WHAT IS EXPECTED:
From the listing below, pull out every line where the string "standalone" appears.
--- start of INFORMATION PROVIDED ---
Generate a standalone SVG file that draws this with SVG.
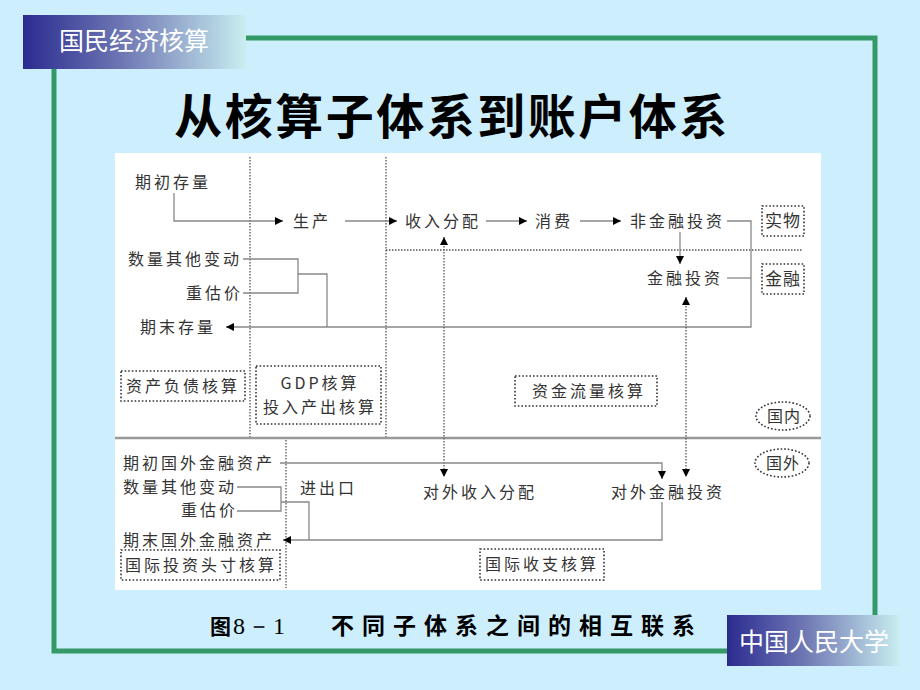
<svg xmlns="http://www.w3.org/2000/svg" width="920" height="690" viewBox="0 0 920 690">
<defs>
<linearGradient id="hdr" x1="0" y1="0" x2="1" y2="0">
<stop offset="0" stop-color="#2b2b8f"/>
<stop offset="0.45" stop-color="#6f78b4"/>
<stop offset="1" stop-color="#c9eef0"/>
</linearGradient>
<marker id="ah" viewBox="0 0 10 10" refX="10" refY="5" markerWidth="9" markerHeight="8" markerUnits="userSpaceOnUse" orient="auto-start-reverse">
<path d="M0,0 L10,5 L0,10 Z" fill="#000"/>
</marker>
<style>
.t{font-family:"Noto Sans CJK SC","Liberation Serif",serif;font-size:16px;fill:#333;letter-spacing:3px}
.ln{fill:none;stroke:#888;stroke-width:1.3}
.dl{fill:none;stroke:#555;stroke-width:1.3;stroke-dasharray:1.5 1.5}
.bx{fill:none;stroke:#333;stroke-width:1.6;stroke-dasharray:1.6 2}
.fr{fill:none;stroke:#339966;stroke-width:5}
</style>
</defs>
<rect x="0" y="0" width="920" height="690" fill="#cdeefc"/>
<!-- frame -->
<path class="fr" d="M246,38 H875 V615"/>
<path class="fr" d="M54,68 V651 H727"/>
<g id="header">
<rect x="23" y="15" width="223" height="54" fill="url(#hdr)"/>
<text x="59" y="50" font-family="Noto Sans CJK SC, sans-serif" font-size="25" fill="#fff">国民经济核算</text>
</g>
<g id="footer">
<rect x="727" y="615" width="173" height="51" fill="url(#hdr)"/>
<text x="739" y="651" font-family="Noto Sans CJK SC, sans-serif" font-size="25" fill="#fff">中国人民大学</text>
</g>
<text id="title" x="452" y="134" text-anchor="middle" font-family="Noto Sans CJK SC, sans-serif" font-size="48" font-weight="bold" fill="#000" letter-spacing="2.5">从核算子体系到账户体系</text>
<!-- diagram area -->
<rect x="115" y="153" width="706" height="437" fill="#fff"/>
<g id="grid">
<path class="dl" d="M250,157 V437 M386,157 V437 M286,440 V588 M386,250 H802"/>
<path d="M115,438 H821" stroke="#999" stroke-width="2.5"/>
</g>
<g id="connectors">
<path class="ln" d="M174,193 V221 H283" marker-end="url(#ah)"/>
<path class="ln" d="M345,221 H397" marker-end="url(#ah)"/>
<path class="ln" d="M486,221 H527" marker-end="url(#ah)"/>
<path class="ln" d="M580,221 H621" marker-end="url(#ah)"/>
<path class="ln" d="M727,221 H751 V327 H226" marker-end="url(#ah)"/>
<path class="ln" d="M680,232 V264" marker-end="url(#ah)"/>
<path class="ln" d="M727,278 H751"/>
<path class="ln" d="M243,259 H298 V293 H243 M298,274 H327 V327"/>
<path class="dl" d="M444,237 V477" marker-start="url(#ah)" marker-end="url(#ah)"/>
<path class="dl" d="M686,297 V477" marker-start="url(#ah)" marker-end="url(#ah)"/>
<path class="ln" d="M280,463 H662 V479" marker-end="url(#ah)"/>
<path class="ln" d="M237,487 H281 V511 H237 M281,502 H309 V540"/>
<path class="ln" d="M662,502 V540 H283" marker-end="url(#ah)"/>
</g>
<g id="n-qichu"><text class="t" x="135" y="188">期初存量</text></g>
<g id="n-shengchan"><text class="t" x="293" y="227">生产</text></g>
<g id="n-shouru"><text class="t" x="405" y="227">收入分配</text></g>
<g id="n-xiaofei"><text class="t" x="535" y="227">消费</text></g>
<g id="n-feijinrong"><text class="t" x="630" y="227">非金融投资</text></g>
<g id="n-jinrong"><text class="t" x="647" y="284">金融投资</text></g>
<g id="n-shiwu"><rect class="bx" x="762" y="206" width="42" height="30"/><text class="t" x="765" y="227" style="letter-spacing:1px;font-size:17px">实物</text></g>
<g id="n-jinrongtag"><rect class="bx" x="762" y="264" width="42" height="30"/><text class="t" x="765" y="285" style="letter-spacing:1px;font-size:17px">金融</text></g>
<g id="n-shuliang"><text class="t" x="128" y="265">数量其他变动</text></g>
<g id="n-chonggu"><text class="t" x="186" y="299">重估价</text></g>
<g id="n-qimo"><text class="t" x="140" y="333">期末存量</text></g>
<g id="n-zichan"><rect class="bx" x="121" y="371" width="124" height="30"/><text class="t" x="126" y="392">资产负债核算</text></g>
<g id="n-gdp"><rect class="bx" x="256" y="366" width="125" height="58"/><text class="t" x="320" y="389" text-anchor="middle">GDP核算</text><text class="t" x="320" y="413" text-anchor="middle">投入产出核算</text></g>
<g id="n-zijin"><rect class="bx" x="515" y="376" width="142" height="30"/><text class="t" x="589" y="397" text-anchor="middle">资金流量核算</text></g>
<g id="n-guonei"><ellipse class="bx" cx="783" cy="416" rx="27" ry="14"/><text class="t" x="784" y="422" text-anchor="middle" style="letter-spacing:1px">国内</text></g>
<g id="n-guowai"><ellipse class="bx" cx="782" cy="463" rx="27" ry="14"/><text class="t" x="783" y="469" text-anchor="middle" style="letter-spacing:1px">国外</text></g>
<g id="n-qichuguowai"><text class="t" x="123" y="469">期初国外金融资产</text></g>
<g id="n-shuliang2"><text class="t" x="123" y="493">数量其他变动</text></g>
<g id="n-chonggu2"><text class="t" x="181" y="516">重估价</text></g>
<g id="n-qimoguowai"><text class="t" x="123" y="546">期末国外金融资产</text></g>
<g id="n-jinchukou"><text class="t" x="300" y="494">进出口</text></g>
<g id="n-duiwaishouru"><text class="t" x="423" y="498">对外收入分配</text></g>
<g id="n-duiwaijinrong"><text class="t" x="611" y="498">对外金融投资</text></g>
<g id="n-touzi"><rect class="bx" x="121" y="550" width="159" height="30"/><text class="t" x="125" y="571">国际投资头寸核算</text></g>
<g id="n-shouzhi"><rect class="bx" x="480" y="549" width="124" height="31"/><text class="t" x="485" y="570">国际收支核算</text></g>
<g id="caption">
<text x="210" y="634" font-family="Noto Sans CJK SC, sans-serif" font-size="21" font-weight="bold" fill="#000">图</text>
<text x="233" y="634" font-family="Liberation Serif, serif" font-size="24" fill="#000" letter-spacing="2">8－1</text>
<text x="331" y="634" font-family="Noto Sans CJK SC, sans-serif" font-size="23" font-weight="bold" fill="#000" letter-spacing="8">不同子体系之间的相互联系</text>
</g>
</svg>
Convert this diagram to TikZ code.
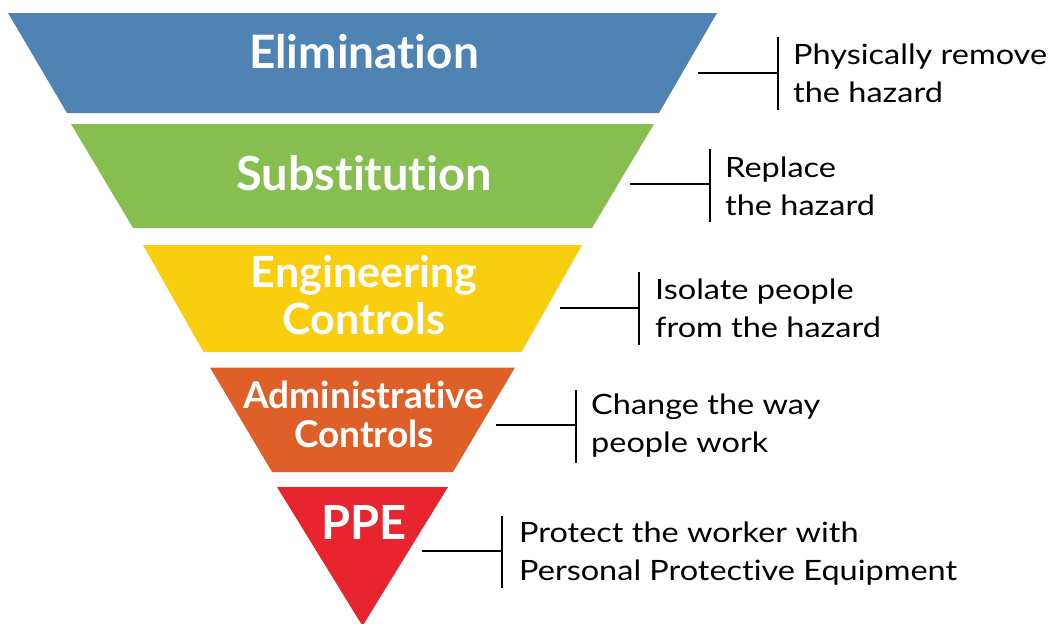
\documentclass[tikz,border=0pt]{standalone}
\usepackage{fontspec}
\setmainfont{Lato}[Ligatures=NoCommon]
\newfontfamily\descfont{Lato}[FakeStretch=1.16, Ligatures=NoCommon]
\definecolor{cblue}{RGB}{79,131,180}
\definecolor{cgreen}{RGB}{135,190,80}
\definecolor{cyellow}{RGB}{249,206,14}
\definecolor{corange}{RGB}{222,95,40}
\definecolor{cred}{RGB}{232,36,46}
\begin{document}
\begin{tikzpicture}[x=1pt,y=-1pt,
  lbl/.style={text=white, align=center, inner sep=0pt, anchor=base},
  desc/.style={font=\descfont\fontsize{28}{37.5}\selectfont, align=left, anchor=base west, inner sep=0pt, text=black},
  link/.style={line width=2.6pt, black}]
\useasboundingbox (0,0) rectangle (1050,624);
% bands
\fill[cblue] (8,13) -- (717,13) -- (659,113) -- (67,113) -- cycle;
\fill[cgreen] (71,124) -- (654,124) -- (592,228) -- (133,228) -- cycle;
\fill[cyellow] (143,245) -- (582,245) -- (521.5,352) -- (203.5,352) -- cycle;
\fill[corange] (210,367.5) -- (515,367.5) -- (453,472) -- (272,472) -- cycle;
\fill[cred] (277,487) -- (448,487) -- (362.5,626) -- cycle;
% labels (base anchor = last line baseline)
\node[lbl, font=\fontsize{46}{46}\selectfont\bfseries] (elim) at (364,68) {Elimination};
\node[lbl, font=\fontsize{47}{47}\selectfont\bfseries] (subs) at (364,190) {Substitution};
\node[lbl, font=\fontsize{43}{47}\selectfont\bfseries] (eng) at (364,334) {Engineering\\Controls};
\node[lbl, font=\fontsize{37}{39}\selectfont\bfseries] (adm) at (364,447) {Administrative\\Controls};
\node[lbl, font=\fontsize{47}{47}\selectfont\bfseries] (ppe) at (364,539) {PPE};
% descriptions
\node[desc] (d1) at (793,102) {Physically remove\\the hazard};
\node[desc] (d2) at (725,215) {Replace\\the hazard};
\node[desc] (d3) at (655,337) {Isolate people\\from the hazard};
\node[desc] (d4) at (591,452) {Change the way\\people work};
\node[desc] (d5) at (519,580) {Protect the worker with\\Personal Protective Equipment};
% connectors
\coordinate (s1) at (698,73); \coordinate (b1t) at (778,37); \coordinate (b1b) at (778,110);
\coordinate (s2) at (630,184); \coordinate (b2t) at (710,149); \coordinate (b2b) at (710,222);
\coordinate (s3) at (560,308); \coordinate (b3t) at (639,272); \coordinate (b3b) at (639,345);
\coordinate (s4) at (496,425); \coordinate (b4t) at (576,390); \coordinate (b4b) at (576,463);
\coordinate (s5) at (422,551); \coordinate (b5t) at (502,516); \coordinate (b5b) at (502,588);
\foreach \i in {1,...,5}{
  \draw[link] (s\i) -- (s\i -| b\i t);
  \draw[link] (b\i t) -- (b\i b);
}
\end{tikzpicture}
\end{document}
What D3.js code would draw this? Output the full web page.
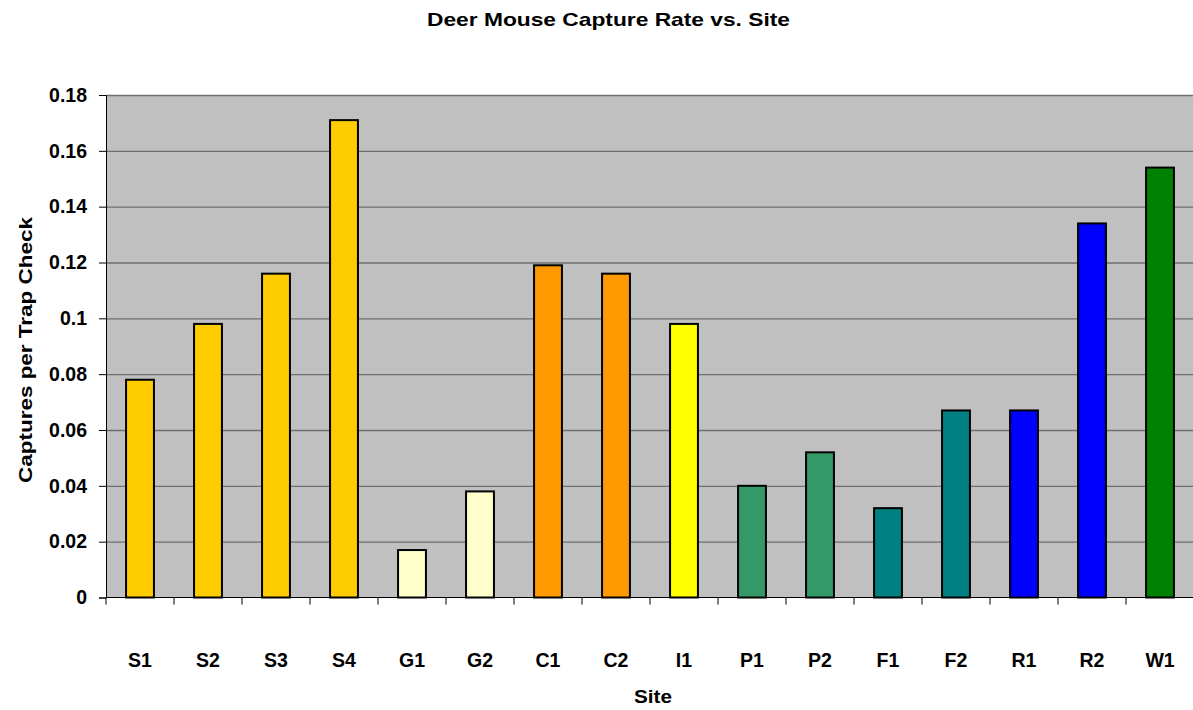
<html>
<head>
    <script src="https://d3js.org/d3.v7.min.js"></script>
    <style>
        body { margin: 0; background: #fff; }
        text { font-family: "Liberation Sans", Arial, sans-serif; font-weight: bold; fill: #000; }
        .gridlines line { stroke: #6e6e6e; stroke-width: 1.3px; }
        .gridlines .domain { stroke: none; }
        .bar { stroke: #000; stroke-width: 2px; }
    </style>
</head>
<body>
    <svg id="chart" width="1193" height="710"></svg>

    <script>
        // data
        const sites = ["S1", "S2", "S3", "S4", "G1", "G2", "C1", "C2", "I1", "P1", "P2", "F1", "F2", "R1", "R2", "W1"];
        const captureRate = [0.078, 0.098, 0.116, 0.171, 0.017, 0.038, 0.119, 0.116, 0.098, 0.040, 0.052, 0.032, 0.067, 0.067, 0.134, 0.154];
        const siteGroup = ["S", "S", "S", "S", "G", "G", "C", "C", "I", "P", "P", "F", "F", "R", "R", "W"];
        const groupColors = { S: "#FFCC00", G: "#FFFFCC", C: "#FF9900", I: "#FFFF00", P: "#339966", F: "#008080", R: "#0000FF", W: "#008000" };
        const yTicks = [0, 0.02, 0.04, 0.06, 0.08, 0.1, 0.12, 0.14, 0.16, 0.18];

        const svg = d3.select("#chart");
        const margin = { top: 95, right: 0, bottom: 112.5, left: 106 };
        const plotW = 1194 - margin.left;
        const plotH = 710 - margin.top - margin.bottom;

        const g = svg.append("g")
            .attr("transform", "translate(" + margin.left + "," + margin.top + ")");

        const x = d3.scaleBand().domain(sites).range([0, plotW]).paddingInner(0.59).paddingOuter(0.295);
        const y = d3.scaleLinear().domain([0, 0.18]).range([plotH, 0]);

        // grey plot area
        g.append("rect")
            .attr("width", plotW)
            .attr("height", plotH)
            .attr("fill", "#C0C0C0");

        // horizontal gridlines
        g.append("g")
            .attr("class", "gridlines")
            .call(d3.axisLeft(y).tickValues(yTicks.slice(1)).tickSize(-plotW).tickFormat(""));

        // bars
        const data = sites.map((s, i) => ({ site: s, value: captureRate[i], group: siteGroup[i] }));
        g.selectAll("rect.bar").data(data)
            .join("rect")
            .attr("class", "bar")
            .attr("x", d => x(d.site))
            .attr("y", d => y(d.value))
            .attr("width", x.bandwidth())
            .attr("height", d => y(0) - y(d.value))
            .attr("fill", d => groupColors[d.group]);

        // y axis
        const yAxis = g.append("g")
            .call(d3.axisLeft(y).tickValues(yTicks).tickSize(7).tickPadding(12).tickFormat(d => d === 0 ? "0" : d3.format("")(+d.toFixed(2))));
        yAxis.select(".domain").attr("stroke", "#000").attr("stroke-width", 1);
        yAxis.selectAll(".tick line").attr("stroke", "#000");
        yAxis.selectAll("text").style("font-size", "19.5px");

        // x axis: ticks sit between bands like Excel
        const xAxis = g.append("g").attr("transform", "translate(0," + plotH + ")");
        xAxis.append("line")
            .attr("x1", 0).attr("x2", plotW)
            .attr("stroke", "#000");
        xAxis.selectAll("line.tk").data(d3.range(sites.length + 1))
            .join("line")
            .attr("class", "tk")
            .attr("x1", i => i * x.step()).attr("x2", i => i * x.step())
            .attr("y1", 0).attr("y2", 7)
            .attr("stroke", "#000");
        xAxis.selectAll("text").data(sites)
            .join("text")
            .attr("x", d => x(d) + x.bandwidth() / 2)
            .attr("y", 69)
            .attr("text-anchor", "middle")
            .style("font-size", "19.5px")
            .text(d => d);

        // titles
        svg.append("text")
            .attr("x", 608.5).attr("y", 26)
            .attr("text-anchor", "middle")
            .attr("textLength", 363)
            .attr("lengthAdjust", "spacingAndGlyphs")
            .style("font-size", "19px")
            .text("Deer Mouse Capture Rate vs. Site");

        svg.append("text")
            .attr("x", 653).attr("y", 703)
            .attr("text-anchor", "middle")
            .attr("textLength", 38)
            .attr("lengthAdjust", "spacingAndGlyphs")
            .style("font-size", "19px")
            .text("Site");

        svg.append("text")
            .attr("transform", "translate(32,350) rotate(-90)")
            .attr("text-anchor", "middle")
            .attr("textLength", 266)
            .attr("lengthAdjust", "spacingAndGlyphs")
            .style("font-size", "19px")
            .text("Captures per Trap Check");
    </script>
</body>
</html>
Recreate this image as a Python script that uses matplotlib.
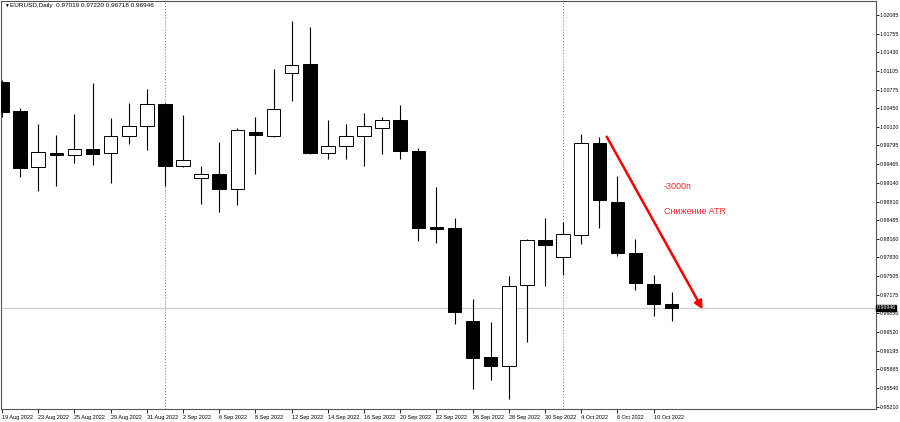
--- end of INFORMATION PROVIDED ---
ANSWER TO THE TASK:
Generate a standalone SVG file that draws this with SVG.
\documentclass[tikz,border=0pt]{standalone}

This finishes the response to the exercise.